The top five on the pop charts just isn't that impressive any more. Sales are tanking: January 2007's top five recordings sold about 1/3 of what January 1997's top five sold. That's quite a drop. Total sales aren't quite that dramatically down, but still sufficient to raise eyebrows.

On the one hand, I agree that the pop music coming out now isn't any worse than what was out a decade ago. On the other hand, today's pop music isn't any better either as it's been so long since the recording industry supported any artistic innovation - instead preferring to play it safe with rehashes of decades past. A lot of the stuff my son is listening to reminds me of Cheap Trick or Pearl Jam out-takes with maybe slightly slicker production gimmickry, but without quite having the soul that those bands had in their heyday. Too many years of getting by on that strategy and the potential audience will begin catch on, and once they do, they'll hold on to their wallets. Nothing against the Dream Girls soundtrack (what I've heard sounds just fine and dandy), but why would one want that when one could simply listen to some vintage Motown? If we're going to live in the past, why not hold out for the real thing?

The real action is with the indies, as usual, regardless the genre one might consider. Most of what I'd be familiar with would come from the jazz and hip-hop underground, but I'll hazard a guess that other genres have some tremendously creative artists worthy of listening to again and again over the long haul. I'll also guess that support in the form of CD sales for independent artists and their labels is probably staying consistent relative to what's coming out of the conglomerates (keep in mind that's only a guess), given that overall music sales haven't plunged to quite the extent that the Top 5 has. With money getting tight in uncertain economic times, $15 on a CD of rehashed retro retreads is a luxury that one cannot afford. There's no lasting value in a Nickelback or Daughtry recording (I'll get a lot of flack from my wife and son on that statement, I suppose).

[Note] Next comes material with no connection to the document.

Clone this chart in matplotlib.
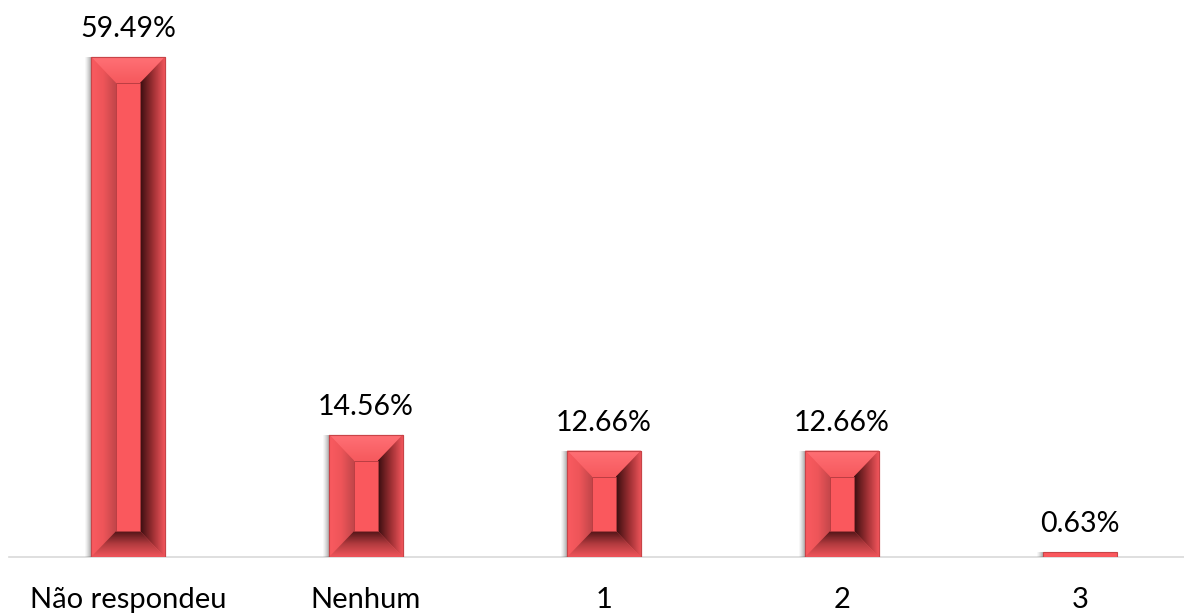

What we're seeing is the slow implosion of a moribund industry. The world of corporate music has been degenerate for a very long time (in the sense that the industry, like mainstream American culture continues to live in the past). The empire is crumbling, but pay it no mind. There is still a lot of great music to be found, by artists who put themselves 100% into their craft, and by small recording companies that aren't try to support some CEO's bloated salary. Seek outside the mainstream and ye shall find. Bet on it.